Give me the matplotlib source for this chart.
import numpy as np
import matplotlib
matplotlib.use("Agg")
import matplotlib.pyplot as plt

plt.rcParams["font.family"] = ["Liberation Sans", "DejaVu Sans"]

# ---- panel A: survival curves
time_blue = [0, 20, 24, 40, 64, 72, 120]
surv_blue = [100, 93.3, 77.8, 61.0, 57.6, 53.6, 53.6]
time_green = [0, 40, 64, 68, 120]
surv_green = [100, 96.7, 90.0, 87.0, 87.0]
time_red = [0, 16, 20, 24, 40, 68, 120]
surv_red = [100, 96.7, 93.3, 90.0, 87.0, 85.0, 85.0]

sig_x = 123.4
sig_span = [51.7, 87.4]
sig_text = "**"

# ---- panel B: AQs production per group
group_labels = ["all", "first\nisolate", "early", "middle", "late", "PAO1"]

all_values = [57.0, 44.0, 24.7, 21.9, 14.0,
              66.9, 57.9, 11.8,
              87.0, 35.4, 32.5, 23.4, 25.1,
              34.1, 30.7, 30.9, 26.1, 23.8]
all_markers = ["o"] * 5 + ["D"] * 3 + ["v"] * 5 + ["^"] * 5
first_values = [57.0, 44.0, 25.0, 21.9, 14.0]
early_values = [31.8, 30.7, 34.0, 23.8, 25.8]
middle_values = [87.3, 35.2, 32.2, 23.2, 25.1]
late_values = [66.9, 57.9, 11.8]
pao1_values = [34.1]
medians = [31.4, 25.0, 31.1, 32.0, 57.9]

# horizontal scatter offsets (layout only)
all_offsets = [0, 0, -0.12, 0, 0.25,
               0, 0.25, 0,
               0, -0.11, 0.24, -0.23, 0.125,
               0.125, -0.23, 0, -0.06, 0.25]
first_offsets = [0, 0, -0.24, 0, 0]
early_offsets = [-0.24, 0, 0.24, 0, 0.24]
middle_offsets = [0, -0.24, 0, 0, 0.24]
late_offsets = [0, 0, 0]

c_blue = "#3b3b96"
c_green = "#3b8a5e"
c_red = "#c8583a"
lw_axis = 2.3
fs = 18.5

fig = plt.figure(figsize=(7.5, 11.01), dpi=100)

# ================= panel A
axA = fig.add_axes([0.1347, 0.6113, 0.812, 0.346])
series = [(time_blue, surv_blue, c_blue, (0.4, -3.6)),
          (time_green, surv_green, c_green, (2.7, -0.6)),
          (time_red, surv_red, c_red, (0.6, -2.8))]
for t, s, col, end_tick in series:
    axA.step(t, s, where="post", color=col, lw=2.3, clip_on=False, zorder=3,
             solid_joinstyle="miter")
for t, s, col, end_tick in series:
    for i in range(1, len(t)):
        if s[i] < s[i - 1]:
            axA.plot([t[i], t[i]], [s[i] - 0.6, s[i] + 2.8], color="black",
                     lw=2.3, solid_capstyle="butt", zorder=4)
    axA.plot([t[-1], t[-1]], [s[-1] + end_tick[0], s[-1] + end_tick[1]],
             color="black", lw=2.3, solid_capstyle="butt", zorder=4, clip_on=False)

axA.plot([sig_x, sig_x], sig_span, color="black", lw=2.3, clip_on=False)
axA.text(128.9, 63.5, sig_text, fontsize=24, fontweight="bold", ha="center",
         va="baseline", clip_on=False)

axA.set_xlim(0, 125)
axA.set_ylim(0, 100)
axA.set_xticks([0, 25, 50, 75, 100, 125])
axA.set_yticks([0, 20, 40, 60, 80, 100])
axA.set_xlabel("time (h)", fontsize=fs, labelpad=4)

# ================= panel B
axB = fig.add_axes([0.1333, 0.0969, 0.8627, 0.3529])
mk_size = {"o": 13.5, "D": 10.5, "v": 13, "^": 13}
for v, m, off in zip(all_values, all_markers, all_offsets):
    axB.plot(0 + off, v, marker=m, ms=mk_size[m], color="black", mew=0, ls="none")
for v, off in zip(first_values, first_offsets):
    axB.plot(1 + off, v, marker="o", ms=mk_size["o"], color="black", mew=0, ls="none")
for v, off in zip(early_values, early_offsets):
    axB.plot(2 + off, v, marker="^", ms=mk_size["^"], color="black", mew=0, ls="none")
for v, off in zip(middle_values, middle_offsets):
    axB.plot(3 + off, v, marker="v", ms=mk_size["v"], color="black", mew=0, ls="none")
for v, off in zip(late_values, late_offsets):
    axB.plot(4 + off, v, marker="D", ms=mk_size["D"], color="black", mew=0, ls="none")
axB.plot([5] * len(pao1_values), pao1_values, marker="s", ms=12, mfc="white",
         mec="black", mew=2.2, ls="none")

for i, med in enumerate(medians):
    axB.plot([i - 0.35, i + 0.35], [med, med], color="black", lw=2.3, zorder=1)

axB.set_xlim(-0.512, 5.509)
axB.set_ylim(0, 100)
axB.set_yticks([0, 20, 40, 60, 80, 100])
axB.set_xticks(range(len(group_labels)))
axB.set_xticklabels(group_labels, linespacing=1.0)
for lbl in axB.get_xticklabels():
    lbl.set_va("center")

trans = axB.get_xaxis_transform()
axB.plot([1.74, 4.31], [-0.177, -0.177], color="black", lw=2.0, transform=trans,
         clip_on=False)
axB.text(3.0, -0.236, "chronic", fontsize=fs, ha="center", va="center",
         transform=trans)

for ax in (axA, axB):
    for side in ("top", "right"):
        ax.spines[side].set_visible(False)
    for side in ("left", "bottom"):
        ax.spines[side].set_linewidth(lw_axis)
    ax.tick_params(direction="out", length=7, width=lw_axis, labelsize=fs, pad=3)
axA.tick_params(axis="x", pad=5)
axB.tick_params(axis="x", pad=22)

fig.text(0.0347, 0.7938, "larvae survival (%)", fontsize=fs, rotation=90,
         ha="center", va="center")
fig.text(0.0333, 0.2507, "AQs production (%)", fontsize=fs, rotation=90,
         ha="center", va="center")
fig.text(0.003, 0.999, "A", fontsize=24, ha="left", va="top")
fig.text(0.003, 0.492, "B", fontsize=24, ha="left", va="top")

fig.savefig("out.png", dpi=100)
--
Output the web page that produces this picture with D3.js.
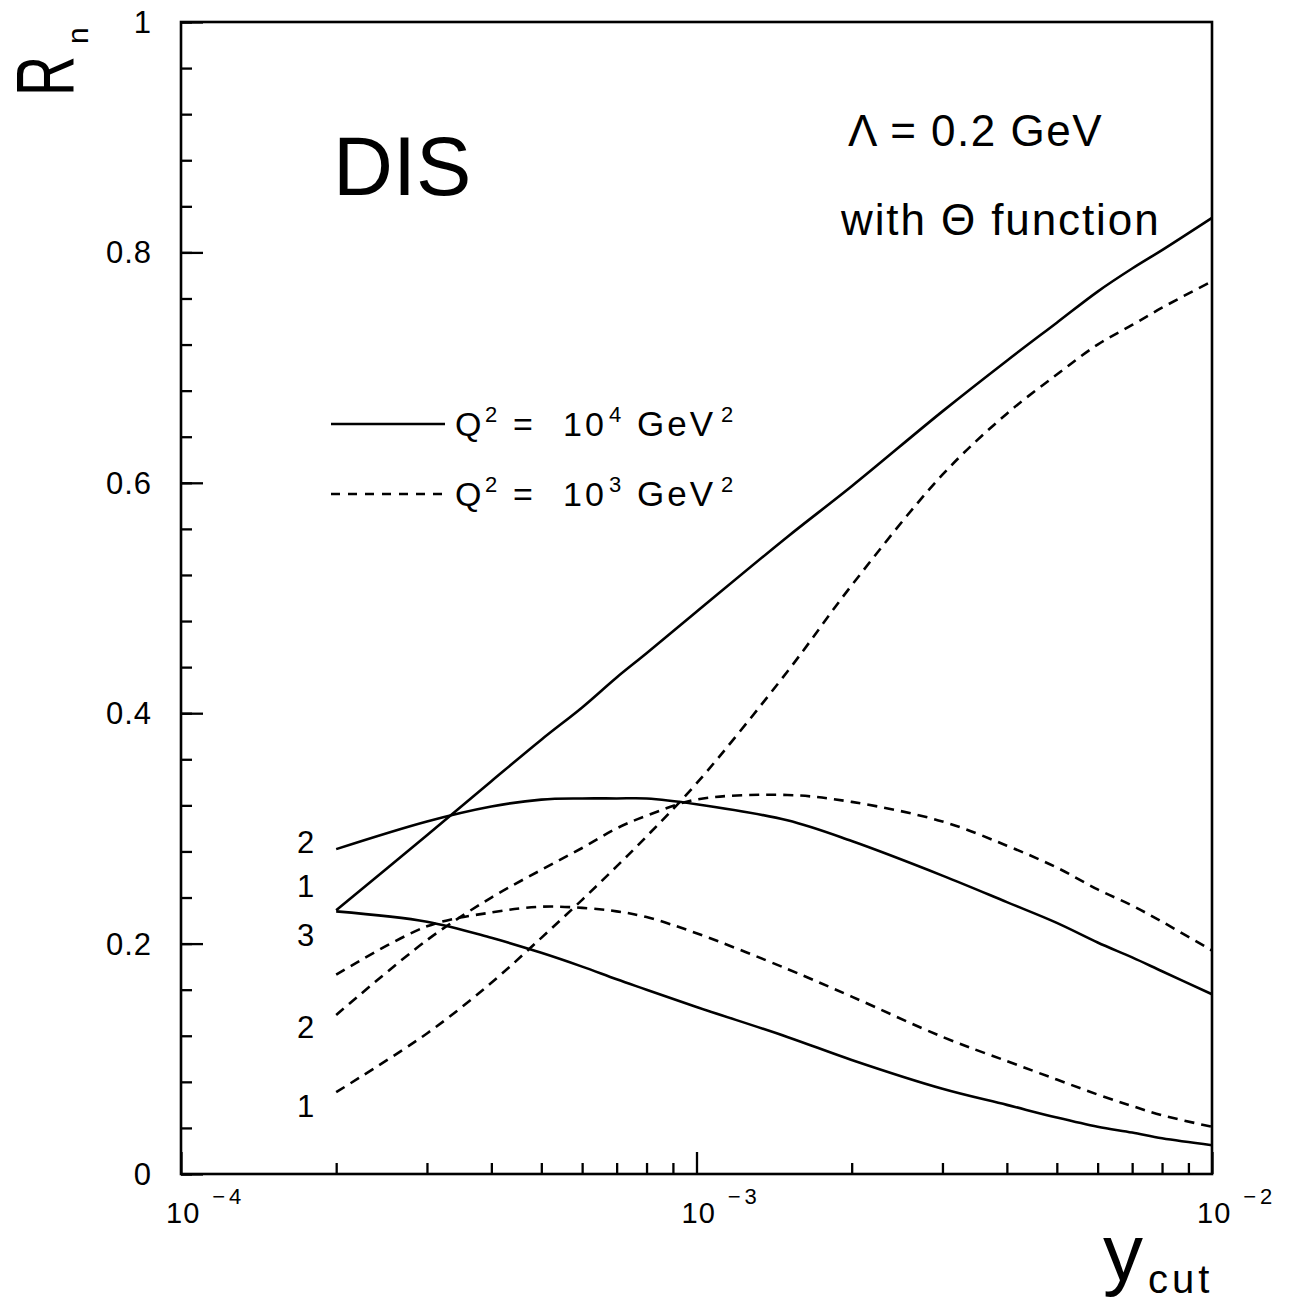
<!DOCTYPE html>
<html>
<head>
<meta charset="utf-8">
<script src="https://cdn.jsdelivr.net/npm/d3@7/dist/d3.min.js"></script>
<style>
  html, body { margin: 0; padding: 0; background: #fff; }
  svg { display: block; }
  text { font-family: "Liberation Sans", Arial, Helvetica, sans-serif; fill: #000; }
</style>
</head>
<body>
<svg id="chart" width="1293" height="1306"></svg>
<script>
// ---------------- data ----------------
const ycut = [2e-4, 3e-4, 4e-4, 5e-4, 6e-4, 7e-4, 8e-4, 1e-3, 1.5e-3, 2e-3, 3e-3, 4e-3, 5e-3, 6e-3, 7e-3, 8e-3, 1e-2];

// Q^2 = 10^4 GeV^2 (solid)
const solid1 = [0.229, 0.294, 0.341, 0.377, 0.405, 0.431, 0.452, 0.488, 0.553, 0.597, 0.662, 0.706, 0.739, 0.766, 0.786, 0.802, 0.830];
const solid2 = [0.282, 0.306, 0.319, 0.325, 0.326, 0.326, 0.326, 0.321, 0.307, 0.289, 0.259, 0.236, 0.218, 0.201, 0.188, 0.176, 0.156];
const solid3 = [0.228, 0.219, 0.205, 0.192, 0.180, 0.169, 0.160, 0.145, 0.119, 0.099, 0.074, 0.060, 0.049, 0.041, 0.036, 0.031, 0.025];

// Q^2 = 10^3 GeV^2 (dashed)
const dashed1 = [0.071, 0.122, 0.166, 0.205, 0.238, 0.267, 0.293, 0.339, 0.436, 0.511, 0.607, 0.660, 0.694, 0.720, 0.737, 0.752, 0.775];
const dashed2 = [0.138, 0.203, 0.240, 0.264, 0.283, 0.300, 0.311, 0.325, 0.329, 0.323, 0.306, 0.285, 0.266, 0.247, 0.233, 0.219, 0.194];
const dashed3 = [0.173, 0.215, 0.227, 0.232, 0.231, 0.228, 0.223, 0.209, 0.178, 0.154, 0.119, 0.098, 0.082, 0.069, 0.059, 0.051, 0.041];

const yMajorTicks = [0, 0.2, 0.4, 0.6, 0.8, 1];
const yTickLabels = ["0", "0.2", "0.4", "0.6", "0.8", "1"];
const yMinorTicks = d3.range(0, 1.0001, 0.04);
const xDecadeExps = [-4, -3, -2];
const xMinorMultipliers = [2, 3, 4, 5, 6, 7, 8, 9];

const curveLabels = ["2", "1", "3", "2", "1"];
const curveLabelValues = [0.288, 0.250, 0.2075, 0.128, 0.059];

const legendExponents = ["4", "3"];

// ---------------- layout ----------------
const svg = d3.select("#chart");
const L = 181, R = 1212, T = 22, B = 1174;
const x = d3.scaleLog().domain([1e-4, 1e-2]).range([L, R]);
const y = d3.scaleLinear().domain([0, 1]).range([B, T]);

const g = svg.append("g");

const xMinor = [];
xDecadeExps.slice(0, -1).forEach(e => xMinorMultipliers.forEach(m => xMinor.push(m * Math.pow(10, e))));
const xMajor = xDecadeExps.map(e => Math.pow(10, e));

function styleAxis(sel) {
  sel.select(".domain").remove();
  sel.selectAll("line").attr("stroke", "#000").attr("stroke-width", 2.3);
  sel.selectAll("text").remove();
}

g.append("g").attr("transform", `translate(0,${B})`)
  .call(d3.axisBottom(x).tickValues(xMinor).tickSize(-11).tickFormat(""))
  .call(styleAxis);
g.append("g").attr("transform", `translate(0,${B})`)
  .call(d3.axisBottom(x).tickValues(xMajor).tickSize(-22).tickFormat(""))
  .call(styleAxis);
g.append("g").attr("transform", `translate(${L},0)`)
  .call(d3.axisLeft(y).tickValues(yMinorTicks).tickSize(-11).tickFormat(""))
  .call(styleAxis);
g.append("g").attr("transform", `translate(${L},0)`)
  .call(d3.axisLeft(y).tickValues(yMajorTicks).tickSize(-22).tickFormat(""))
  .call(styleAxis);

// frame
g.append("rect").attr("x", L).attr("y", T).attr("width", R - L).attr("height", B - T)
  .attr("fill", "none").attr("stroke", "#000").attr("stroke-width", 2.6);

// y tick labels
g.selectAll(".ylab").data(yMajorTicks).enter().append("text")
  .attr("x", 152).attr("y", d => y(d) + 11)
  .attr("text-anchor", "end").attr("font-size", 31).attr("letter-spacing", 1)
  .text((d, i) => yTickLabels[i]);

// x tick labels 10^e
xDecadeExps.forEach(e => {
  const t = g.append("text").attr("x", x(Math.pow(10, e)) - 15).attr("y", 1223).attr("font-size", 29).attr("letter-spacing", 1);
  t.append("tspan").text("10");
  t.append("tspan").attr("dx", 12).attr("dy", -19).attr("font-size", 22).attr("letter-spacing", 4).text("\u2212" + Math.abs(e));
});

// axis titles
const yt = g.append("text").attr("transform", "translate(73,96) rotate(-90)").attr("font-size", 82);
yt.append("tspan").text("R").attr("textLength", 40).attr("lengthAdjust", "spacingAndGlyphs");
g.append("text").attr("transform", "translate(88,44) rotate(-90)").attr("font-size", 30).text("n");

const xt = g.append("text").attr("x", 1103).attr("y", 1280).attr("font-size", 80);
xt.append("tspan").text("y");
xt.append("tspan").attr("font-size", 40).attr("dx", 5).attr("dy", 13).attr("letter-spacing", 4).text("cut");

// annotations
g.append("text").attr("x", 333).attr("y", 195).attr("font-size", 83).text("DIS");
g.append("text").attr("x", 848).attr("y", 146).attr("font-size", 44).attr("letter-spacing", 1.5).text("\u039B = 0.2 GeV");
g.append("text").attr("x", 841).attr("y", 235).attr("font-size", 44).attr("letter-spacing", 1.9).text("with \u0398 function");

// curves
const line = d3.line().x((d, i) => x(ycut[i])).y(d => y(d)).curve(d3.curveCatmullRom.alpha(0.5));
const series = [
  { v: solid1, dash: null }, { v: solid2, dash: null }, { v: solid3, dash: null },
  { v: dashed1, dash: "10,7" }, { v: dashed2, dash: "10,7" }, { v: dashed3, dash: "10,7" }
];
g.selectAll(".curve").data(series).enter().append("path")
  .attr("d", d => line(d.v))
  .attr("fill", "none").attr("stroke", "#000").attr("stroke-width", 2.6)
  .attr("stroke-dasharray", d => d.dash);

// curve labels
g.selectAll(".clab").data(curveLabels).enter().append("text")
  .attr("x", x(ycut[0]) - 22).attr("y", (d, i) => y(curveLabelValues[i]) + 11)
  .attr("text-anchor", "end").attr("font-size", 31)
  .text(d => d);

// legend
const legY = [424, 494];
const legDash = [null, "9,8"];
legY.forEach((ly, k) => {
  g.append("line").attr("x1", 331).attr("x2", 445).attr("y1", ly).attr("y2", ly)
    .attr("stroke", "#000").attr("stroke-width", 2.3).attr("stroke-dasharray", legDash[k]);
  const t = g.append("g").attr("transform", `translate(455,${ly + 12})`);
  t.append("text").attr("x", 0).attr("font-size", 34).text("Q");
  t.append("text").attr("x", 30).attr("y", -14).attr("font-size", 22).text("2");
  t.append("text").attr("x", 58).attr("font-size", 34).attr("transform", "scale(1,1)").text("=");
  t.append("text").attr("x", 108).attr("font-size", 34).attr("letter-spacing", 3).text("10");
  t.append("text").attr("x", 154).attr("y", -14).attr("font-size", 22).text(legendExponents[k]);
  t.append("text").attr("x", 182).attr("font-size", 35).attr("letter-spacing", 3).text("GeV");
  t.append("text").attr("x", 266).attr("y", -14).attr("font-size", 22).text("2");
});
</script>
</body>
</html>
--
■ **INSTRUCTIONS TO FOLLOW**
Give every line of the material that includes the string "this".

■ **TASK RESPONSE**
Give me the matplotlib source for this chart.
Output the web page that produces this picture with D3.js.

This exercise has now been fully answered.